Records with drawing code
_ _ _ _ _ _ _

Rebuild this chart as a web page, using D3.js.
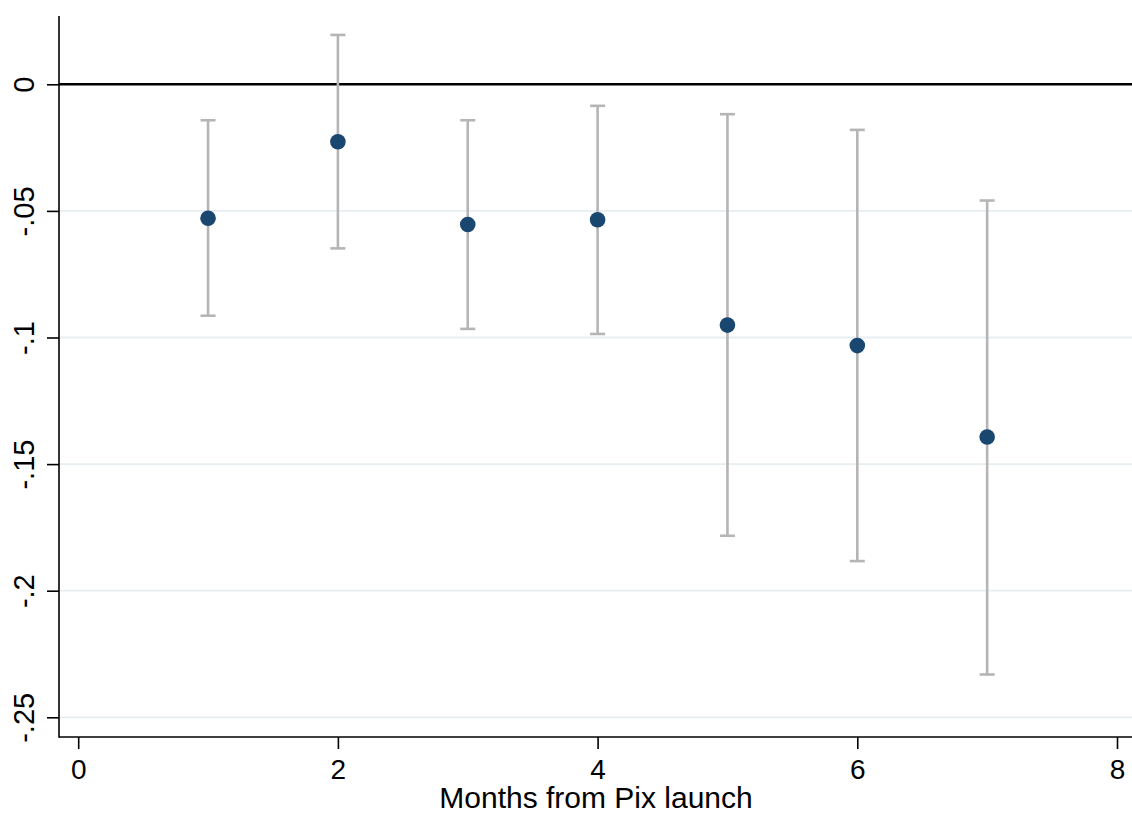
<!DOCTYPE html>
<html>
<head>
<meta charset="utf-8">
<script src="https://cdn.jsdelivr.net/npm/d3@7"></script>
<style>
  html, body { margin: 0; padding: 0; background: #fff; }
  svg { display: block; }
  text { font-family: "Liberation Sans", Arial, Helvetica, sans-serif; fill: #000; }
</style>
</head>
<body>
<svg id="chart" width="1132" height="814"></svg>
<script>
// Data
const months   = [1, 2, 3, 4, 5, 6, 7];
const estimate = [-0.0529, -0.0227, -0.0554, -0.0535, -0.0951, -0.1032, -0.1393];
const ciLow    = [-0.0914, -0.0648, -0.0966, -0.0986, -0.1783, -0.1883, -0.2331];
const ciHigh   = [-0.0142,  0.0195, -0.0142, -0.0085, -0.0118, -0.0180, -0.0459];
const xTicks   = [0, 2, 4, 6, 8];
const yTicks   = [0, -0.05, -0.1, -0.15, -0.2, -0.25];
const yTickLabels = ["0", "-.05", "-.1", "-.15", "-.2", "-.25"];
const xTitle   = "Months from Pix launch";

const svg = d3.select("#chart");
const plotLeft = 59, plotRight = 1132, plotTop = 16, plotBottom = 737;

const x = d3.scaleLinear().domain([0, 8]).range([78.2, 1117]);
const y = d3.scaleLinear().domain([0, -0.25]).range([84.3, 717.3]);

// gridlines
svg.append("g").selectAll("line")
  .data(yTicks.filter(d => d !== 0))
  .join("line")
  .attr("x1", plotLeft).attr("x2", plotRight)
  .attr("y1", d => y(d)).attr("y2", d => y(d))
  .attr("stroke", "#e6eef1").attr("stroke-width", 1.8);

// zero reference line
svg.append("line")
  .attr("x1", plotLeft).attr("x2", plotRight)
  .attr("y1", y(0)).attr("y2", y(0))
  .attr("stroke", "#000").attr("stroke-width", 2.4);

// error bars
const bars = svg.append("g");
const capHalf = 7.5;
months.forEach((m, i) => {
  const cx = x(m);
  bars.append("line")
    .attr("x1", cx).attr("x2", cx)
    .attr("y1", y(ciHigh[i])).attr("y2", y(ciLow[i]))
    .attr("stroke", "#b5b5b5").attr("stroke-width", 2.6);
  [ciHigh[i], ciLow[i]].forEach(v => {
    bars.append("line")
      .attr("x1", cx - capHalf).attr("x2", cx + capHalf)
      .attr("y1", y(v)).attr("y2", y(v))
      .attr("stroke", "#b5b5b5").attr("stroke-width", 2.6);
  });
});

// points
svg.append("g").selectAll("circle")
  .data(months)
  .join("circle")
  .attr("cx", d => x(d))
  .attr("cy", (d, i) => y(estimate[i]))
  .attr("r", 7.8)
  .attr("fill", "#1a476f");

// axes lines
svg.append("line")
  .attr("x1", plotLeft).attr("x2", plotLeft)
  .attr("y1", plotTop).attr("y2", plotBottom + 0.8)
  .attr("stroke", "#000").attr("stroke-width", 1.6);
svg.append("line")
  .attr("x1", plotLeft).attr("x2", plotRight)
  .attr("y1", plotBottom).attr("y2", plotBottom)
  .attr("stroke", "#000").attr("stroke-width", 1.6);

// x axis ticks
const xAxis = d3.axisBottom(x).tickValues(xTicks).tickSize(12).tickPadding(10)
  .tickFormat(d3.format("d"));
const gx = svg.append("g").attr("transform", `translate(0,${plotBottom})`).call(xAxis);
gx.select(".domain").remove();
gx.selectAll(".tick line").attr("stroke", "#000").attr("stroke-width", 1.6);
gx.selectAll(".tick text").attr("font-size", 28).attr("dy", "0.71em")
  .style("font-family", "'Liberation Sans', Arial, sans-serif");

// y axis ticks
const yAxis = d3.axisLeft(y).tickValues(yTicks).tickSize(12)
  .tickFormat((d, i) => yTickLabels[i]);
const gy = svg.append("g").attr("transform", `translate(${plotLeft},0)`).call(yAxis);
gy.select(".domain").remove();
gy.selectAll(".tick line").attr("stroke", "#000").attr("stroke-width", 1.6);
gy.selectAll(".tick text")
  .attr("x", null).attr("dy", null)
  .attr("text-anchor", "middle")
  .attr("font-size", 29)
  .attr("transform", `translate(${33.5 - plotLeft},0) rotate(-90)`)
  .style("font-family", "'Liberation Sans', Arial, sans-serif");

// x title
svg.append("text")
  .attr("x", 596).attr("y", 808)
  .attr("text-anchor", "middle")
  .attr("font-size", 30)
  .text(xTitle);
</script>
</body>
</html>
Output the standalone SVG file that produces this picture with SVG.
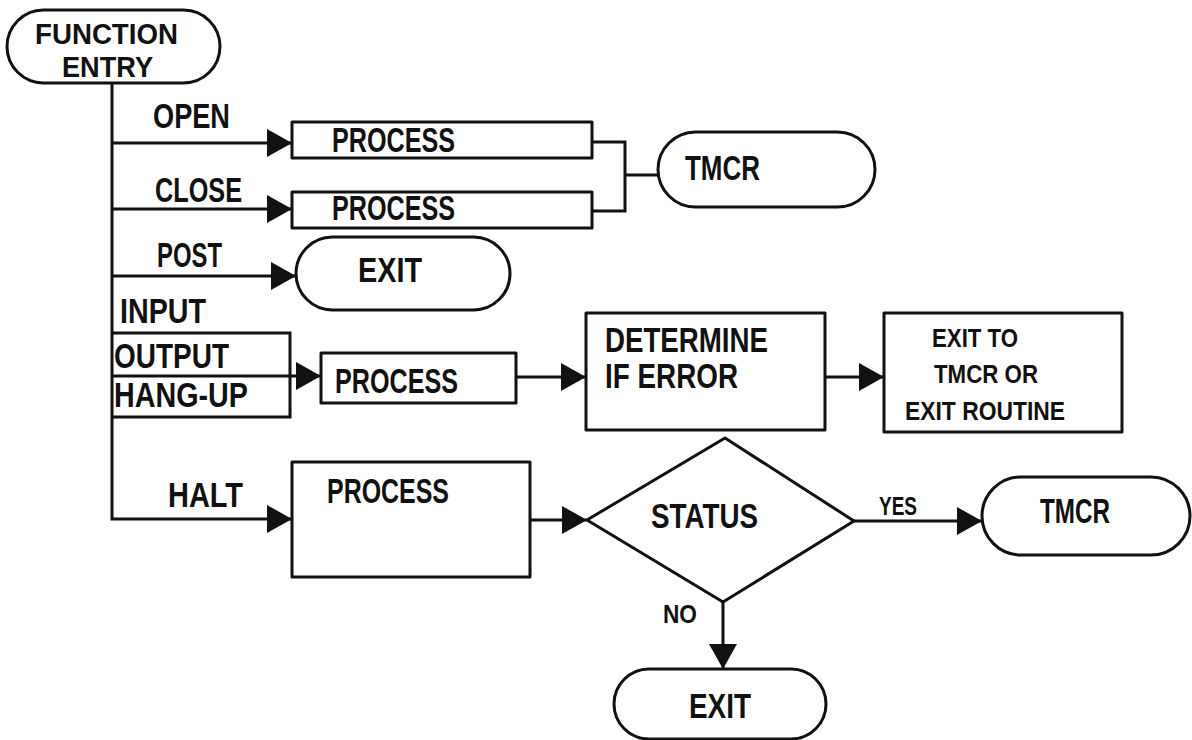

_ _ _ _ _ _ _

* [Your instructions] Pick out all lines from the data above in which the word "chart" appears.

* [Finished exercise]
Rebuild this chart as a web page, using D3.js.
<svg id="chart" width="1132" height="814"></svg>
const svg = d3.select("#chart");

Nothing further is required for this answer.